Durante la sua vita, il samurai imparava a mettere sullo stesso piano la vita e la morte; l’atteggiamento giapponese nei confronti della morte diventava positivo, poiché la vita esiste in quanto c’é morte. Lo Zen praticato dai samurai invitava ad abbandonare i condizionamenti, a raggiungere il vuoto mentale, a superare se stessi per andare oltre la vita e la morte.

Anche il suicidio aveva una precisa rilevanza etica; sin da piccolo il samurai era abituato a considerarsi un uomo a cui la vita non apparteneva. Nell’Hagakure il suicidio era contemplato come atto supremo per evitare il disonore. E’ famoso a tal proposito il gesto dei 47 samurai che si suicidarono dopo aver vendicato il loro superiore.

A partire dal XVII secolo il suicidio venne codificato in precise regole. Il rituale del seppuku, detto anche hara-kiri, prevedeva che il samurai si ritirasse in una stanza insieme ad un assistente; il samurai si inginocchiava su un cuscino bianco, l’assistente ad un metro di distanza. il samurai estraeva la spada corta (wakizashi) o il pugnale (ko-gatana) e pratica un taglio sul ventre da sinistra a destra. Se le forze lo permettevano, il taglio procedeva verso l’alto. L’assistente aveva il compito di decapitare il samurai per evitargli un’atroce agonia.

In questo preciso rituale, era un grande onore per l’assistente partecipare al seppuku.

In alcuni casi i samurai senza signore restavano indipendenti, diventando terribili mercenari pronti a servire chiunque oppure legandosi in bande per saccheggiare città e villaggi. I Ronin (uomini onda) furono spesso utilizzati dai signori feudali per impossessarsi del potere.

I samurai erano grandi conoscitori e praticanti di bujutsu, ossia di tecniche di combattimento individuali. Queste tecniche, diventate nei secoli spietate arti, erano praticate sia a mani nude (karate, jujutsu, sumo, etc.) che con armi (spada, arco, lancia, ventaglio, jitte, etc.).

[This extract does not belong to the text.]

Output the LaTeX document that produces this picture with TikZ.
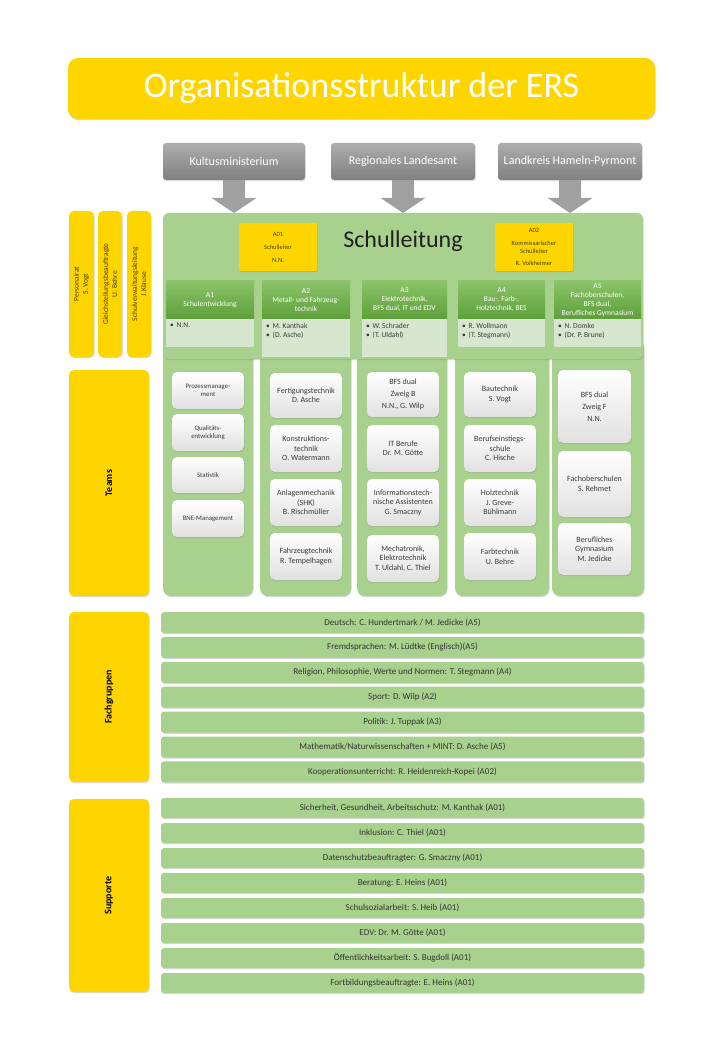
\documentclass[tikz,border=0pt]{standalone}
\usepackage{fontspec}
\setmainfont{Carlito}
\usetikzlibrary{shadows,arrows.meta,calc}
\definecolor{yel}{HTML}{FFD500}
\definecolor{grn}{HTML}{A9D18E}
\definecolor{hdtop}{HTML}{8BC36A}
\definecolor{hdbot}{HTML}{5E9F3A}
\definecolor{bodyc}{HTML}{D7E6CF}
\definecolor{gtop}{HTML}{ADADAD}
\definecolor{gbot}{HTML}{808080}
\definecolor{ytext}{HTML}{4F3F00}
\definecolor{ttext}{HTML}{3A3A3A}
\definecolor{arrowc}{HTML}{A0A0A0}
\newcommand\rbox[7]{\node[#6,minimum width={(#4)-(#2)},minimum height={(#5)-(#3)}] (#1) at ({((#2)+(#4))/2},{((#3)+(#5))/2}) {#7};}
\newcommand\ubox[7]{\node[#6,rotate=90,minimum width={(#5)-(#3)},minimum height={(#4)-(#2)}] (#1) at ({((#2)+(#4))/2},{((#3)+(#5))/2}) {#7};}
\newcommand\fs[2]{\fontsize{#1}{#2}\selectfont}
\tikzset{
 base/.style={inner sep=0pt,outer sep=0pt,align=center},
 dshadow/.style={drop shadow={shadow xshift=0.7pt,shadow yshift=-1.2pt,opacity=0.3}},
 titlebox/.style={base,fill=yel,rounded corners=10pt,dshadow,text=white,font={\fs{36}{40}}},
 gbox/.style={base,top color=gtop,bottom color=gbot,rounded corners=3pt,dshadow,text=white,font={\fs{12}{14}}},
 ybox/.style={base,fill=yel,rounded corners=1pt,dshadow,text=ytext,font={\fs{6.5}{8}}},
 mainbox/.style={base,fill=grn,rounded corners=6pt,dshadow},
 colbox/.style={base,fill=grn,rounded corners=8pt,dshadow},
 hdr/.style={base,top color=hdtop,bottom color=hdbot,text=white,font={\fs{7.5}{9}}},
 bodyb/.style={base,fill=bodyc},
 btext/.style={base,align=left,text=ttext,font={\fs{7.5}{9.5}}},
 tbox/.style={base,top color=white,middle color=white,bottom color=black!12,rounded corners=5pt,dshadow,text=ttext,font={\fs{8}{9.5}}},
 tboxs/.style={tbox,font={\fs{6.8}{8}}},
 lbar/.style={base,fill=yel,rounded corners=5pt,dshadow,text=ytext,font={\fs{7.5}{9}}},
 sbar/.style={lbar,text=black,font={\fs{10}{12}\bfseries}},
 gbar/.style={base,fill=grn,rounded corners=3pt,dshadow,text=black!80,font={\fs{9}{10}}},
 barrow/.style={line width=22pt,draw=arrowc,-{Triangle[width=44pt,length=15pt]}},
}
\begin{document}
\begin{tikzpicture}[x=1pt,y=-1pt]
\useasboundingbox[fill=white] (0,0) rectangle (720,1040);
% title
\rbox{title}{68}{58}{655}{119}{titlebox}{Organisationsstruktur der ERS}
% authorities
\rbox{km}{163}{143}{305}{180}{gbox}{Kultusministerium}
\rbox{rl}{331}{143}{475}{180}{gbox}{Regionales Landesamt}
\rbox{lk}{498}{143}{642}{180}{gbox}{Landkreis Hameln-Pyrmont}
% team columns (under main box)
\rbox{c1}{163}{340}{253}{596}{colbox}{}
\rbox{c2}{260}{340}{351}{596}{colbox}{}
\rbox{c3}{357}{340}{447}{596}{colbox}{}
\rbox{c4}{455}{340}{549}{596}{colbox}{}
\rbox{c5}{552}{340}{644}{596}{colbox}{}
% Schulleitung
\rbox{sl}{163}{213}{643}{359}{mainbox}{}
\draw[barrow] (km.south) -- (km.south |- sl.north);
\draw[barrow] (rl.south) -- (rl.south |- sl.north);
\draw[barrow] (lk.south) -- (lk.south |- sl.north);
\node[base,font={\fs{24}{28}},text=black!88] (sltext) at (403,241) {Schulleitung};
\rbox{a01}{239}{223}{317}{271}{ybox}{A01\\[5pt]Schulleiter\\[5pt]N.N.}
\rbox{a02}{495}{223}{573}{271}{ybox}{A02\\[5pt]Kommissarischer\\Schulleiter\\[4pt]R. Volkheimer}
% A headers
\rbox{a1h}{166}{281}{254}{319}{hdr}{A1\\Schulentwicklung}
\rbox{a2h}{262}{281}{350}{319}{hdr}{A2\\Metall- und Fahrzeug-\\technik}
\rbox{a3h}{362}{281}{447}{319}{hdr}{A3\\Elektrotechnik,\\BFS dual, IT und EDV}
\rbox{a4h}{458}{281}{545}{319}{hdr}{A4\\Bau-, Farb-,\\Holztechnik, BES}
\rbox{a5h}{554}{281}{641}{319}{hdr}{A5\\Fachoberschulen,\\BFS dual,\\Berufliches Gymnasium}
\rbox{a1b}{166}{319}{254}{347}{bodyb}{}
\rbox{a2b}{262}{319}{350}{357}{bodyb}{}
\rbox{a3b}{362}{319}{447}{357}{bodyb}{}
\rbox{a4b}{458}{319}{545}{347}{bodyb}{}
\rbox{a5b}{554}{319}{641}{347}{bodyb}{}
\node[btext,anchor=north west] (a1t) at ($(a1b.north west)+(4,4)$) {•\hspace{3pt}N.N.};
\node[btext,anchor=north west] (a2t) at ($(a2b.north west)+(4,4)$) {•\hspace{3pt}M. Kanthak\\•\hspace{3pt}(D. Asche)};
\node[btext,anchor=north west] (a3t) at ($(a3b.north west)+(4,4)$) {•\hspace{3pt}W. Schrader\\•\hspace{3pt}(T. Uldahl)};
\node[btext,anchor=north west] (a4t) at ($(a4b.north west)+(4,4)$) {•\hspace{3pt}R. Wollmann\\•\hspace{3pt}(T. Stegmann)};
\node[btext,anchor=north west] (a5t) at ($(a5b.north west)+(4,4)$) {•\hspace{3pt}N. Domke\\•\hspace{3pt}(Dr. P. Brune)};
% left bars
\ubox{pr}{69}{211}{94}{357}{lbar}{Personalrat\\S. Vogt}
\ubox{gb}{98}{211}{122}{357}{lbar}{Gleichstellungsbeauftragte\\U. Behre}
\ubox{sv}{127}{211}{151}{357}{lbar}{Schulverwaltungsleitung\\J.Klause}
\ubox{teams}{69}{370}{149}{596}{sbar}{Teams}
\ubox{fgl}{69}{612}{149}{782}{sbar}{Fachgruppen}
\ubox{sup}{69}{799}{149}{992}{sbar}{Supporte}
% team boxes
\rbox{t11}{172}{372}{244}{409}{tboxs}{Prozessmanage-\\ment}
\rbox{t12}{172}{414}{244}{451}{tboxs}{Qualitäts-\\entwicklung}
\rbox{t13}{172}{457}{244}{493}{tboxs}{Statistik}
\rbox{t14}{172}{500}{244}{537}{tboxs}{BNE-Management}
\rbox{t21}{270}{373}{342}{418}{tbox}{Fertigungstechnik\\D. Asche}
\rbox{t22}{270}{425}{342}{472}{tbox}{Konstruktions-\\technik\\O. Watermann}
\rbox{t23}{270}{479}{342}{526}{tbox}{Anlagenmechanik\\(SHK)\\B. Rischmüller}
\rbox{t24}{270}{533}{342}{580}{tbox}{Fahrzeugtechnik\\R. Tempelhagen}
\rbox{t31}{367}{372}{439}{417}{tbox}{BFS dual\\[2.5pt]Zweig B\\[2.5pt]N.N., G. Wilp}
\rbox{t32}{367}{425}{439}{472}{tbox}{IT Berufe\\Dr. M. Götte}
\rbox{t33}{367}{479}{439}{526}{tbox}{Informationstech-\\nische Assistenten\\G. Smaczny}
\rbox{t34}{367}{535}{439}{582}{tbox}{Mechatronik,\\Elektrotechnik\\T. Uldahl, C. Thiel}
\rbox{t41}{464}{372}{536}{417}{tbox}{Bautechnik\\S. Vogt}
\rbox{t42}{464}{425}{536}{472}{tbox}{Berufseinstiegs-\\schule\\C. Hische}
\rbox{t43}{464}{479}{536}{526}{tbox}{Holztechnik\\J. Greve-\\Bühlmann}
\rbox{t44}{464}{533}{536}{580}{tbox}{Farbtechnik\\U. Behre}
\rbox{t51}{558}{370}{631}{443}{tbox}{BFS dual\\[2.5pt]Zweig F\\[2.5pt]N.N.}
\rbox{t52}{558}{451}{631}{517}{tbox}{Fachoberschulen\\S. Rehmet}
\rbox{t53}{558}{523}{631}{575}{tbox}{Berufliches\\Gymnasium\\M. Jedicke}
% Fachgruppen
\foreach \t [count=\i from 0] in {Deutsch: C. Hundertmark / M. Jedicke (A5), Fremdsprachen: M. Lüdtke (Englisch)(A5), {Religion, Philosophie, Werte und Normen: T. Stegmann (A4)}, Sport: D. Wilp (A2), Politik: J. Tuppak (A3), Mathematik/Naturwissenschaften + MINT: D. Asche (A5), Kooperationsunterricht: R. Heidenreich-Kopei (A02)}
  {\rbox{fg\i}{161}{612+24.9*\i}{644}{633+24.9*\i}{gbar}{\t}}
% Supporte
\foreach \t [count=\i from 0] in {{Sicherheit, Gesundheit, Arbeitsschutz: M. Kanthak (A01)}, Inklusion: C. Thiel (A01), Datenschutzbeauftragter: G. Smaczny (A01), Beratung: E. Heins (A01), Schulsozialarbeit: S. Heib (A01), EDV: Dr. M. Götte (A01), Öffentlichkeitsarbeit: S. Bugdoll (A01), Fortbildungsbeauftragte: E. Heins (A01)}
  {\rbox{sp\i}{161}{798+25*\i}{644}{818+25*\i}{gbar}{\t}}
\end{tikzpicture}
\end{document}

L’armatura del samurai era leggera e molto pratica, fatta di cuoio e maglie metalliche intrecciate. Caratteristiche erano l’elmo e la maschera, usata in battaglia per rendere i guerrieri simili a demoni o animali.

L’arma che contraddistingue il samurai da ogni altro combattente é senz’altro il katana, la spada fatta di segrete miscele di acciai morbidi e duri. I costruttori seguivano precisi rituali, ed erano tenuti in altissima considerazione in tutto il Paese.

La spada era per il samurai molto più di un’arma; rappresentava il cuore del guerriero, il suo coraggio e la sua lealtà.

Nonostante la restaurazione Meiji abbia di fatto messo fine al potere dei samurai intorno al 1876, la cultura e i costumi di questa classe sono stati assorbiti dal Giappone moderno e contemporaneo.